Il moralismo, il moralista

Il moralismo, il moralista suo adepto e la morale: tutto sembra scolpito nell’eterno, nell’impossibilità plastica ulteriore, nella sua ultima definitiva maturità e completezza.

Alberto Sordi ne “Il moralista”, film prodotto da Fabio Jegher del 1959, diretto da Giorgio Bianchi ed interpretato da Vittorio De Sica e Alberto Sordi

Il moralismo, il moralista suo adepto e la morale… Colonne d’Ercole inviolabili a pena di naufragi moralistici, esiziali per lo sfrontato viaggiatore dei mari torbidi di ciò che non è morale.

Morale ed onore, talora edipico, incestuoso rapporto, misura che si fonde nel misurato.

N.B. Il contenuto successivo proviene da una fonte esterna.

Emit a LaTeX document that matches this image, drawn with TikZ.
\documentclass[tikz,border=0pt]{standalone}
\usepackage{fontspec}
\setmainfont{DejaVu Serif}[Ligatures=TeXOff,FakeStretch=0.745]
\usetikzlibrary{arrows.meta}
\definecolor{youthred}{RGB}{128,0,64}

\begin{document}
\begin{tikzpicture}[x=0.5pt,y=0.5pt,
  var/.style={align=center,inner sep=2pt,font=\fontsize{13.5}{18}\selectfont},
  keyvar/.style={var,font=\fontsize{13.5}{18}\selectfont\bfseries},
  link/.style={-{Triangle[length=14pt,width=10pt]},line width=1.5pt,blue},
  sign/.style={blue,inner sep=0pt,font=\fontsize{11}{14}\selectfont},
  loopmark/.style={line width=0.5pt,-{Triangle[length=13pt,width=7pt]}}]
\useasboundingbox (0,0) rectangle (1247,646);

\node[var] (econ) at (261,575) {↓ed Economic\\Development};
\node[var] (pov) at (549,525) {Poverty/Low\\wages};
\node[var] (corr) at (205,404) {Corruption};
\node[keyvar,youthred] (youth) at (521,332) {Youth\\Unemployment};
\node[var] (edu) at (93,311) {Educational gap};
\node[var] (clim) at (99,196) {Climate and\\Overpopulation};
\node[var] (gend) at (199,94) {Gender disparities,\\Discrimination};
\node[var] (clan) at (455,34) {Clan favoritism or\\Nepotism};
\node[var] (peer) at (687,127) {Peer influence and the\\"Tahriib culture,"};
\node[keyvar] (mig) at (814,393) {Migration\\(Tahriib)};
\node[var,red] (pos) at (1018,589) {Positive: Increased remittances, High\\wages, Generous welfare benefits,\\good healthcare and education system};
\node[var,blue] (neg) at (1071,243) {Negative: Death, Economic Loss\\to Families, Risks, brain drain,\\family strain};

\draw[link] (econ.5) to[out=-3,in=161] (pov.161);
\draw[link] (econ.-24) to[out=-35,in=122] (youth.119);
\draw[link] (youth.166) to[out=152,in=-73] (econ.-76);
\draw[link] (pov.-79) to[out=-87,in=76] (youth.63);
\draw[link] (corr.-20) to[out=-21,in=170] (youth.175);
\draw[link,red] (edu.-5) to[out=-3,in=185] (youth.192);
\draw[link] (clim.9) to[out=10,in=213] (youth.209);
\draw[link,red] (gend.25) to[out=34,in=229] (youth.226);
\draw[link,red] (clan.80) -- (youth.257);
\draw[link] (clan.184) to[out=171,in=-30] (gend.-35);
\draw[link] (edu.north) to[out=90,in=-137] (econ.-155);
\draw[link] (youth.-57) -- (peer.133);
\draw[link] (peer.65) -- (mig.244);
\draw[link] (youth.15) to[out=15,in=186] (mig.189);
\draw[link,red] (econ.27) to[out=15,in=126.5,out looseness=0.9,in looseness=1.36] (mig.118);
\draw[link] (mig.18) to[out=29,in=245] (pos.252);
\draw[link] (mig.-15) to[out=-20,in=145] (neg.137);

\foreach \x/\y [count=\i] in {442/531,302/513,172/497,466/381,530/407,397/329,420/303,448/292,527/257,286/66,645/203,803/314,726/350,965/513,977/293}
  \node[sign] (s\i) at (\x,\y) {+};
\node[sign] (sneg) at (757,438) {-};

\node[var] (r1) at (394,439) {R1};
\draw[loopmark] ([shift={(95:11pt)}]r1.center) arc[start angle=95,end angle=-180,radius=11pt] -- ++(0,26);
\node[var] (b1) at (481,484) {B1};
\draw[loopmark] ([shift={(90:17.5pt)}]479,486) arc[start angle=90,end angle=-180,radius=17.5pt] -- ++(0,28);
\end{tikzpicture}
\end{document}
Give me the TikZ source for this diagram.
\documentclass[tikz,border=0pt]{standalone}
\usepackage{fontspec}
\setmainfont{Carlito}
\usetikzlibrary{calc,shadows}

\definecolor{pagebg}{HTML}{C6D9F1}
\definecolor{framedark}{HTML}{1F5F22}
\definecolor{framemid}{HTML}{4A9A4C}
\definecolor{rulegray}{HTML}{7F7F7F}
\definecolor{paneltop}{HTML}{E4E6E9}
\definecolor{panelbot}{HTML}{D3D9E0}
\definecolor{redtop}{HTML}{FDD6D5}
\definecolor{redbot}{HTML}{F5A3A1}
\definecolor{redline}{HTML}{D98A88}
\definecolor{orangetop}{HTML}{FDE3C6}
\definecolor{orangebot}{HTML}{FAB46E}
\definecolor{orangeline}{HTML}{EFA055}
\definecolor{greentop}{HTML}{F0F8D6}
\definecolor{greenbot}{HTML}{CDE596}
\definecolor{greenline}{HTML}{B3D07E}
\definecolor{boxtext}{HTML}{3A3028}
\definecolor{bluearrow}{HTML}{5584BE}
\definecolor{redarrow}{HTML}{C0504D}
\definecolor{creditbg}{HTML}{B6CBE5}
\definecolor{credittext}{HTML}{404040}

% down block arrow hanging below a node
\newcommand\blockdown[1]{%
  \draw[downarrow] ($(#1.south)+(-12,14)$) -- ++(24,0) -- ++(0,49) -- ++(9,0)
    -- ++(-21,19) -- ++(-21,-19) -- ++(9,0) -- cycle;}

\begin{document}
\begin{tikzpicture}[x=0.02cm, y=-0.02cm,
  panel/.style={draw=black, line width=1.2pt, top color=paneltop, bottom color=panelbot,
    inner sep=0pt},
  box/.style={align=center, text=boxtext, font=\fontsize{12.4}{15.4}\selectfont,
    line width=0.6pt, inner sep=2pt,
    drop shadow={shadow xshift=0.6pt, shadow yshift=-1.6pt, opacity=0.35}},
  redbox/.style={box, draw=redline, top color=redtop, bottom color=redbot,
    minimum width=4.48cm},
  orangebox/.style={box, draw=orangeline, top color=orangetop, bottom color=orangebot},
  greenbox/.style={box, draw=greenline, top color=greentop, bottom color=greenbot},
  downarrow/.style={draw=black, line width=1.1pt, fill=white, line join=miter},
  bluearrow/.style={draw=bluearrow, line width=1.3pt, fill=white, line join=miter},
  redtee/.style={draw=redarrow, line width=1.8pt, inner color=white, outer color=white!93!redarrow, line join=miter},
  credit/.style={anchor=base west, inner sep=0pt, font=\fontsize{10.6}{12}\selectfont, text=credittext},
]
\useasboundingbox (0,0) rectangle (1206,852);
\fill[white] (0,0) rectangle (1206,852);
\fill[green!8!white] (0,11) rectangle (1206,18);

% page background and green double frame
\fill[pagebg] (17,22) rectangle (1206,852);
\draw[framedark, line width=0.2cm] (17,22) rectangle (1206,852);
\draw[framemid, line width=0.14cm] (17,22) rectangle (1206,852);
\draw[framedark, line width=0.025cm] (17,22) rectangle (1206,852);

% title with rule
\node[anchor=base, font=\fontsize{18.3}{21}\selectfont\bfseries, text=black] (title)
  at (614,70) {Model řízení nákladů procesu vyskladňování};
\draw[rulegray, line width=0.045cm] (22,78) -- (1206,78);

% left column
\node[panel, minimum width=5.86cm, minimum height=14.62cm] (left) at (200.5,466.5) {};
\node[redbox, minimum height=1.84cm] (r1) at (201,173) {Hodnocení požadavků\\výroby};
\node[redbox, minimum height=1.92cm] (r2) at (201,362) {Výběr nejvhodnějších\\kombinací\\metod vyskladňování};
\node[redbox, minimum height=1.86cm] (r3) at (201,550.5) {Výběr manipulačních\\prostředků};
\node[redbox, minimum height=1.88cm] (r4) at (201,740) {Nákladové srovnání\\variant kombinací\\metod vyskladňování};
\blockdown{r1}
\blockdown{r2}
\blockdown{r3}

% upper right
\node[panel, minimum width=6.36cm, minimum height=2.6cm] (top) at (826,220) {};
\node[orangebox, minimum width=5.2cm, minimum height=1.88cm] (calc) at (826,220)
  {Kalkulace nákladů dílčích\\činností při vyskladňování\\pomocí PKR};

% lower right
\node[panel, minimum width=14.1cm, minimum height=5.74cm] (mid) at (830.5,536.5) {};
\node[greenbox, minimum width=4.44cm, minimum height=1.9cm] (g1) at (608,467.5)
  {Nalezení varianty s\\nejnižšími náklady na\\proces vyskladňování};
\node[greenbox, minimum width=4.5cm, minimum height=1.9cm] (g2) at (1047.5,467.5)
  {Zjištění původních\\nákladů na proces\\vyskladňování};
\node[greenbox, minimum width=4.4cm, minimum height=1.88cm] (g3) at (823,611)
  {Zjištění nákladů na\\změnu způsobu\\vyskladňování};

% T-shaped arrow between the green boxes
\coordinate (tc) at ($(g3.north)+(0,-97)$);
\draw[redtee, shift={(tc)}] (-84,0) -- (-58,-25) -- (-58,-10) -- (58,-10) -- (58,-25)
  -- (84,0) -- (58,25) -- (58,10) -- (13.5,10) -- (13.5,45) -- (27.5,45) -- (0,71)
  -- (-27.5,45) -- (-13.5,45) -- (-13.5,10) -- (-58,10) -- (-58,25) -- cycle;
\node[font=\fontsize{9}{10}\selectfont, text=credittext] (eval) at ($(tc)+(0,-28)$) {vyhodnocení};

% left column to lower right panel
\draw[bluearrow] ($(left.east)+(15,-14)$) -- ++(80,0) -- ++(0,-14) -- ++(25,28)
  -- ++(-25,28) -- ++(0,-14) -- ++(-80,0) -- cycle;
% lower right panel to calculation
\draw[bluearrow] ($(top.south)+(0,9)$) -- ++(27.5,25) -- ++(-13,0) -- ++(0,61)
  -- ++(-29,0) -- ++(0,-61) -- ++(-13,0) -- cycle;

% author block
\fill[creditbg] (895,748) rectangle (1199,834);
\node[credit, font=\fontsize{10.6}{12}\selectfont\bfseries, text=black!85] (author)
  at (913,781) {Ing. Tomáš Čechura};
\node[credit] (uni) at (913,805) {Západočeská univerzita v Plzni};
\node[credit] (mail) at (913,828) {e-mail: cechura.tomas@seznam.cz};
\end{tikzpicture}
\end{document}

Non voglio e non posso toccare la morale come pietra miliare del ragionamento filosofico e come binario, esame e metro sociale. Niente di religioso o di religione, politeistica o monoteistica; niente Aristotele, Tommaso d’Aquino, Cartesio, Hobbes, Kant, Hegel fino alla moralità signore-servo di Nietzsche, fino a Weber, fino al 1981, al 1996, fino alle modifiche di codici penali, di arringhe avvocatesche e giudizi di Suprema Corte, e tutto ma proprio tutto quanto sta nel mezzo o sopra o sotto. Dai castighi fino all’esecuzione capitale di immorali, di oltraggiosi verso la moralità, dai maestri Socrate fino a  traviate o Traviata, Wilde e Turing,  allievi sviati e maestri immorali, disonorate e disonorati, oltraggiosi e blasfemi laici.
Nulla di tutto ciò perché non voglio cadere nel tranello diacronico teso all’uomo che assurge a sincronico e alla fissità immutabile. Niente bene contro male.
Niente utilitarismo, “efficienze” morali o matematiche di Pareto o di Nash.
Nulla, nemmeno il relativismo. Non intendo dire che non debba esserci morale o senso dell’onore, il moralista e sua corte, il buon senso e il buon costume, la buona condotta, la buona scuola, il buon lavoro, l’onorabile prestigio: non intendo strappare la donna e l’uomo, parti partecipanti di una comunità, alle regole della comunità stessa.
Certo, già dire comunità fa pensare etimologicamente ad un cammino, a un procedere, ad un andare via via più lontano dal punto in cui, per qualsiasi ragione, in quella comunità si è entrati o essa ha deciso di prender piede, di diventare cammino. Turnanti i membri, movente la comunità.

Della morale mi interessa il suo tempo intimo, e il suo tentativo di misurarsi senza un tempo e nel proclamarsi (o nel proclamarla…) spesso ultima, non plus ultra: mi interessa il suo essere quasi un ente sociobiologico, un dinamico processo sociale che ama vedere solo l’ultimo riflesso al suo specchio ed indicarlo come dipinto dell’immutabile, selfie dell’assoluto.

Non contesto la morale, non contesto il moralista, l’onore e l’onorabile onorato: vedo solo che spesso chi ne parla posa l’orologio, elimina l’agenda, occulta il calendario, si straccia le vesti, grida allo scandalo e strappa pagine di libri da questa o quella storia, iconoclasta furia convinta redentrice definitiva.

Eppure la morale… con tutte le sue variabili evoluzioni: la dichiarano sempre assoluta e migliore nel proprio tempo le madri e i padri, già tesi coi rispettivi fratelli, per poi sconfessarla e ribaltarla spesso i loro figli e i nipoti.